Non recourse structures are being offered selectively, often on high quality liquid names where downside modeling is more predictable. The pricing reflects embedded optionality. Borrowers pay a premium for clarity.

From the lender perspective this is not aggressive lending. It is controlled exposure with measurable exit pathways.

Borrower Motivation Is Changing

Earlier cycles saw borrowers using stock loans tactically. A short term liquidity need, a bridge financing requirement, or opportunistic leverage during bull markets.

In the current environment conversations are more strategic. Borrowers are integrating securities based lending into estate planning, portfolio diversification timelines and private investment allocations.

Liquidity planning is being modeled across multiple scenarios rather than treated as a reactive decision.

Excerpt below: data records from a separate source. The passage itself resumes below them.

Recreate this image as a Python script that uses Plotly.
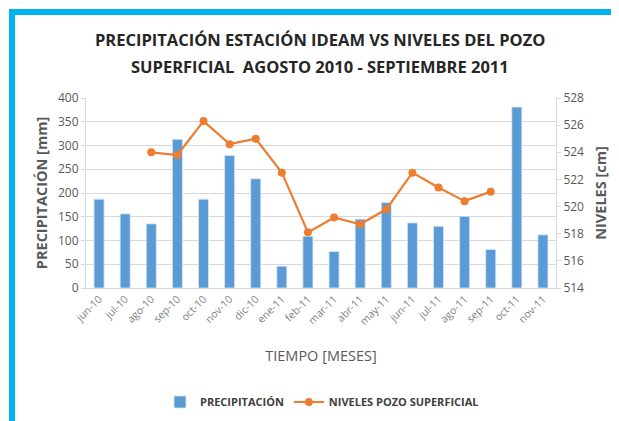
import plotly.graph_objects as go

# the page body has an 8px margin, so the figure is drawn 8px in from the corner
OFF = 8
W, H = 619 - OFF, 421 - OFF
L, R, T, B = 86 - OFF, 556 - OFF, 98 - OFF, 288 - OFF  # plot area in figure pixels

meses = ["jun-10", "jul-10", "ago-10", "sep-10", "oct-10", "nov-10", "dic-10",
         "ene-11", "feb-11", "mar-11", "abr-11", "may-11", "jun-11", "jul-11",
         "ago-11", "sep-11", "oct-11", "nov-11"]
precipitacion = [187, 156, 135, 313, 187, 279, 230, 46, 109, 77, 145, 180,
                 137, 130, 151, 81, 381, 112]
niveles = [None, None, 524.0, 523.8, 526.3, 524.6, 525.0, 522.5, 518.1, 519.2,
           518.7, 519.8, 522.5, 521.4, 520.4, 521.1, None, None]
titulo = ["PRECIPITACIÓN ESTACIÓN IDEAM VS NIVELES DEL POZO",
          "SUPERFICIAL  AGOSTO 2010 - SEPTIEMBRE 2011"]

GRAY = "#595959"
FONT = "Open Sans, sans-serif"


def px_x(p):
    return (p - OFF - L) / (R - L)


def px_y(p):
    return (B - (p - OFF)) / (B - T)


fig = go.Figure()
fig.add_trace(go.Bar(x=meses, y=precipitacion, name="<b>PRECIPITACIÓN</b>",
                     marker=dict(color="#5B9BD5", line=dict(color="#dbe8f5", width=0.8))))
fig.add_trace(go.Scatter(x=meses, y=niveles, name="<b>NIVELES POZO SUPERFICIAL</b>", yaxis="y2",
                         mode="lines+markers", connectgaps=False,
                         line=dict(color="#ED7D31", width=2.2),
                         marker=dict(size=8, color="#ED7D31")))

# cyan frame (top and left edges)
fig.add_shape(type="rect", xref="paper", yref="paper", layer="above",
              x0=px_x(9), x1=px_x(15), y0=px_y(430), y1=px_y(9),
              fillcolor="#00B4F0", line_width=0)
fig.add_shape(type="rect", xref="paper", yref="paper", layer="above",
              x0=px_x(9), x1=px_x(630), y0=px_y(15), y1=px_y(9),
              fillcolor="#00B4F0", line_width=0)

# two-line title, drawn as annotations to control the line spacing
for texto, yy in zip(titulo, [40, 67]):
    fig.add_annotation(text=f"<b>{texto}</b>", xref="paper", yref="paper",
                       x=px_x(320), y=px_y(yy), xanchor="center", yanchor="middle",
                       showarrow=False, font=dict(size=16.5, color="#262626", family=FONT))

fig.update_layout(
    width=W, height=H,
    margin=dict(l=L, r=W - R, t=T, b=H - B, autoexpand=False),
    paper_bgcolor="white", plot_bgcolor="white",
    font=dict(family=FONT, color=GRAY, size=11),
    bargap=0.615,
    showlegend=True,
    legend=dict(orientation="h", x=px_x(322), xanchor="center", y=px_y(402), yanchor="middle",
                font=dict(size=11, color="#404040", family=FONT), traceorder="normal",
                itemwidth=30),
    xaxis=dict(tickangle=-45, tickfont=dict(size=10.5, color="#7f7f7f"), automargin=False,
               range=[-0.5, len(meses) - 0.5],
               showline=True, linecolor="#d9d9d9", linewidth=1,
               title=dict(text="TIEMPO [MESES]", font=dict(size=14.5, color=GRAY), standoff=24)),
    yaxis=dict(range=[0, 400], dtick=50, gridcolor="#d9d9d9", zeroline=False, automargin=False,
               showline=True, linecolor="#d9d9d9", ticks="outside", ticklen=4,
               tickcolor="#d9d9d9", tickfont=dict(size=12, color=GRAY),
               title=dict(text="<b>PRECIPITACIÓN [mm]</b>", font=dict(size=14.5, color=GRAY),
                          standoff=6)),
    yaxis2=dict(range=[514, 528], dtick=2, overlaying="y", side="right", showgrid=False,
                zeroline=False, showline=True, linecolor="#d9d9d9", ticks="outside",
                automargin=False,
                ticklen=4, tickcolor="#d9d9d9", tickfont=dict(size=12, color=GRAY),
                title=dict(text="<b>NIVELES [cm]</b>", font=dict(size=14.5, color=GRAY),
                           standoff=12)),
)

fig.write_html("out.html")
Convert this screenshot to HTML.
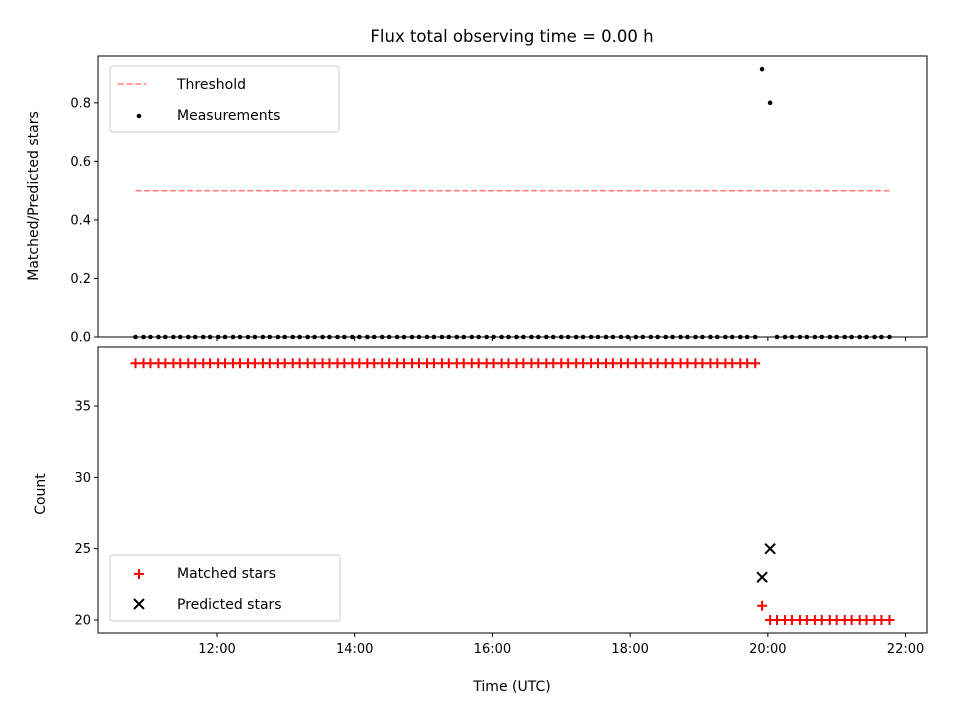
<!DOCTYPE html>
<html><head><meta charset="utf-8"><style>body{margin:0;background:#fff}svg{font-family:"DejaVu Sans","Liberation Sans",sans-serif}</style></head>
<body>
<svg id="c" width="960" height="720" xmlns="http://www.w3.org/2000/svg">
<rect width="960" height="720" fill="#fff"/>
<text x="512" y="42" font-size="16.5" text-anchor="middle">Flux total observing time = 0.00 h</text>
<g id="topPanel"></g>
<g id="botPanel"></g>
</svg>
<script>
const times=[649,656,662,669,675,682,688,695,701,708,714,721,727,734,740,747,753,760,766,773,779,786,792,799,805,812,818,825,831,838,844,851,857,864,870,877,883,890,896,903,909,916,922,929,935,942,948,955,961,968,974,981,987,994,1000,1007,1013,1020,1026,1033,1039,1046,1052,1059,1065,1072,1078,1085,1091,1098,1104,1111,1117,1124,1130,1137,1143,1150,1156,1163,1169,1176,1182,1189,1195,1202,1208,1215,1221,1228,1234,1241,1247,1254,1260,1267,1273,1280,1286,1293,1299,1306];
const ratioSpecial={1195:0.915,1202:0.80};
const matchedSpecial={1195:21};
const predTimes=[1195,1202];
const predVals=[23,25];
const threshold=0.5;
const xTicks=[720,840,960,1080,1200,1320];
const xTickLabels=["12:00","14:00","16:00","18:00","20:00","22:00"];
const yTopTicks=[0,0.2,0.4,0.6,0.8];
const yBotTicks=[20,25,30,35];

const NS="http://www.w3.org/2000/svg";
function mk(p,t,a){const e=document.createElementNS(NS,t);for(const k in a)e.setAttribute(k,a[k]);p.appendChild(e);return e;}
const L=98,R=927,T1=56,B1=337,T2=347,B2=633;
const xs=m=>L+(m-616.3)/(1338.7-616.3)*(R-L);
const y1=v=>B1-(v-0)/(0.96)*(B1-T1);
const y2=v=>B2-(v-19.09)/(39.14-19.09)*(B2-T2);
const topG=document.getElementById('topPanel'),botG=document.getElementById('botPanel');

let thr=mk(topG,'line',{x1:xs(times[0]),x2:xs(times[times.length-1]),y1:y1(threshold),y2:y1(threshold),stroke:'#ff7f7f','stroke-width':1.6,'stroke-dasharray':'6,2.6'});


times.forEach(t=>{const v=ratioSpecial[t]!==undefined?ratioSpecial[t]:0;
 const c=mk(topG,'circle',{cx:xs(t),cy:y1(v),r:2.3,fill:'#000'});
 
 });
mk(topG,'rect',{x:L,y:T1,width:R-L,height:B1-T1,fill:'none',stroke:'#000','stroke-width':1});
yTopTicks.forEach(v=>{const y=y1(v);mk(topG,'line',{x1:L-4,x2:L,y1:y,y2:y,stroke:'#000'});
 const tx=mk(topG,'text',{x:L-7,y:y+4.5,'font-size':13,'text-anchor':'end'});tx.textContent=v.toFixed(1);
 
 });
xTicks.forEach(m=>mk(topG,'line',{x1:xs(m),x2:xs(m),y1:B1,y2:B1+4,stroke:'#000'}));
let yt=mk(topG,'text',{x:38,y:196,'font-size':14,'text-anchor':'middle',transform:'rotate(-90 38 196)'});yt.textContent='Matched/Predicted stars';


let lg=mk(topG,'g',{});


mk(lg,'rect',{x:110,y:66,width:229,height:66,rx:3,fill:'#fff',stroke:'#ccc','fill-opacity':0.8});
mk(lg,'line',{x1:118,x2:146,y1:84,y2:84,stroke:'#ff7f7f','stroke-width':1.6,'stroke-dasharray':'6,2.6'});
let t1=mk(lg,'text',{x:177,y:89,'font-size':14});t1.textContent='Threshold';
mk(lg,'circle',{cx:139,cy:116,r:2.3,fill:'#000'});
let t2=mk(lg,'text',{x:177,y:120,'font-size':14});t2.textContent='Measurements';

times.forEach(t=>{const v=matchedSpecial[t]!==undefined?matchedSpecial[t]:(t<1195?38:20);
 const x=xs(t),y=y2(v);const g=mk(botG,'path',{d:`M${x-5},${y}H${x+5}M${x},${y-5}V${y+5}`,stroke:'#f00','stroke-width':2});
 
 });
predTimes.forEach((t,i)=>{const x=xs(t),y=y2(predVals[i]);
 const g=mk(botG,'path',{d:`M${x-5},${y-5}L${x+5},${y+5}M${x-5},${y+5}L${x+5},${y-5}`,stroke:'#000','stroke-width':2});
 
 });
mk(botG,'rect',{x:L,y:T2,width:R-L,height:B2-T2,fill:'none',stroke:'#000','stroke-width':1});
yBotTicks.forEach(v=>{const y=y2(v);mk(botG,'line',{x1:L-4,x2:L,y1:y,y2:y,stroke:'#000'});
 const tx=mk(botG,'text',{x:L-7,y:y+4.5,'font-size':13,'text-anchor':'end'});tx.textContent=v;
 
 });
xTicks.forEach((m,i)=>{const x=xs(m);mk(botG,'line',{x1:x,x2:x,y1:B2,y2:B2+4,stroke:'#000'});
 const tx=mk(botG,'text',{x:x,y:B2+20,'font-size':13,'text-anchor':'middle'});tx.textContent=xTickLabels[i];
 
 });
let xt=mk(botG,'text',{x:512,y:691,'font-size':14,'text-anchor':'middle'});xt.textContent='Time (UTC)';


let yb=mk(botG,'text',{x:45,y:494,'font-size':14,'text-anchor':'middle',transform:'rotate(-90 45 494)'});yb.textContent='Count';


let lg2=mk(botG,'g',{});


mk(lg2,'rect',{x:110,y:555,width:230,height:66,rx:3,fill:'#fff',stroke:'#ccc','fill-opacity':0.8});
mk(lg2,'path',{d:'M134,574H144M139,569V579',stroke:'#f00','stroke-width':2});
let t3=mk(lg2,'text',{x:177,y:578,'font-size':14});t3.textContent='Matched stars';
mk(lg2,'path',{d:'M134,599L144,609M134,609L144,599',stroke:'#000','stroke-width':2});
let t4=mk(lg2,'text',{x:177,y:609,'font-size':14});t4.textContent='Predicted stars';
</script>
</body></html>
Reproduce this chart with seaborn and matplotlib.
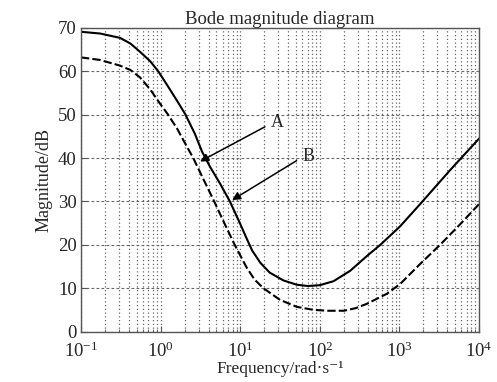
import numpy as np
import pandas as pd
import seaborn as sns
import matplotlib.pyplot as plt
from matplotlib.ticker import LogLocator, NullFormatter

# curva A (continua)
freq_a = [0.1, 0.174, 0.309, 0.417, 0.55, 0.741, 0.933, 1.2, 1.62, 2.04, 2.69, 3.31, 4.17, 5.62,
          7.41, 10, 12.0, 14.1, 17.8, 23.4, 34.7, 51.3, 70.8, 100, 148, 240, 389, 575, 1023, 1820,
          4365, 10000]
mag_a = [69.1, 68.7, 67.7, 66.4, 64.5, 62.3, 60.0, 56.9, 53.1, 50.1, 45.6, 41.5, 38.0, 34.0,
         30.0, 24.8, 21.5, 18.7, 15.9, 13.6, 11.8, 10.8, 10.5, 10.7, 11.6, 14.0, 17.4, 20.0, 24.3,
         29.4, 37.3, 44.5]

# curva B (tratteggiata)
freq_b = [0.1, 0.174, 0.309, 0.417, 0.55, 0.741, 0.977, 1.23, 1.62, 2.14, 2.57, 3.47, 4.57, 6.31,
          8.51, 12.0, 15.1, 19.5, 31.6, 51.3, 83.2, 126, 200, 282, 389, 692, 1023, 1820, 3236,
          5754, 10000]
mag_b = [63.2, 62.6, 61.3, 60.3, 58.6, 55.8, 52.6, 50.1, 46.7, 42.6, 40.0, 35.0, 30.5, 25.0,
         20.0, 14.8, 12.0, 10.0, 7.3, 5.7, 5.0, 4.8, 4.8, 5.4, 6.4, 8.7, 11.0, 15.6, 20.0, 24.7,
         29.4]

df = pd.concat([
    pd.DataFrame({"freq": freq_a, "mag": mag_a, "curva": "A"}),
    pd.DataFrame({"freq": freq_b, "mag": mag_b, "curva": "B"}),
])

sns.set_style("ticks")
plt.rcParams['font.family'] = ['Liberation Serif', 'DejaVu Serif']
plt.rcParams['mathtext.fontset'] = 'stix'
plt.rcParams['lines.solid_joinstyle'] = 'round'
plt.rcParams['lines.dash_joinstyle'] = 'round'

fig = plt.figure(figsize=(4.97, 3.82), dpi=100)
ax = fig.add_axes([0.163, 0.132, 0.801, 0.795])

sns.lineplot(data=df, x="freq", y="mag", hue="curva", style="curva",
             palette=["black", "black"], dashes=[(None, None), (4, 1.5)],
             linewidth=1.5, legend=False, ax=ax, sort=False)

ax.set_xscale("log")
ax.set_xlim(0.1, 1e4)
ax.set_ylim(0, 70)
ax.set_yticks(range(0, 71, 10))
ax.xaxis.set_major_locator(LogLocator(base=10, numticks=10))
ax.xaxis.set_minor_locator(LogLocator(base=10, subs=np.arange(2, 10), numticks=50))
ax.xaxis.set_minor_formatter(NullFormatter())

ax.grid(True, which="major", axis="y", color="#666666", linestyle=(0, (2.5, 2)), linewidth=0.8)
ax.grid(True, which="both", axis="x", color="#666666", linestyle=(0, (1, 2)), linewidth=0.9)
ax.tick_params(direction="in", labelsize=13.5, length=4, color="#555555", pad=3)
ax.tick_params(axis="x", pad=7)
ax.tick_params(which="minor", direction="in", length=2.5, color="#555555")
for s in ax.spines.values():
    s.set_color("#555555")
    s.set_linewidth(1.0)

ax.set_title("Bode magnitude diagram", fontsize=13.5, pad=3)
ax.set_xlabel("Frequency/rad·s⁻¹", fontsize=12.5, labelpad=0)
ax.set_ylabel("Magnitude/dB", fontsize=13, labelpad=4)

arrow = dict(arrowstyle="-|>", color="black", lw=1.1, mutation_scale=12, shrinkA=0, shrinkB=0)
ax.annotate("", xy=(3.13, 39.2), xytext=(20.4, 47.2), arrowprops=arrow)
ax.text(29, 48.3, "A", fontsize=13, ha="center", va="center")
ax.annotate("", xy=(7.9, 30.3), xytext=(51, 39.4), arrowprops=arrow)
ax.text(71, 40.3, "B", fontsize=13, ha="center", va="center")

fig.savefig("out.png", dpi=100)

The rise of non recourse structures fits naturally into this evolution. It allows equity holders to define worst case outcomes before market stress occurs.

Structural Risks Remain

This expansion does not eliminate risk.

Collateral concentration remains a critical factor. Highly volatile or thinly traded equities rarely qualify for structured non recourse terms. Documentation clarity varies between lenders. Title transfer mechanics require careful review.

Sophisticated borrowers are asking deeper questions about custody, counterparty exposure and jurisdictional protections. This is a healthy development for the market.

Where This Trend Leads

If volatility remains elevated and equity concentration continues to characterize modern wealth creation, non recourse stock loans are likely to expand further.

Not as speculative leverage instruments.

But as structured risk management tools embedded within broader wealth strategies.

The securities based lending market is not becoming risk free. It is becoming more intentional.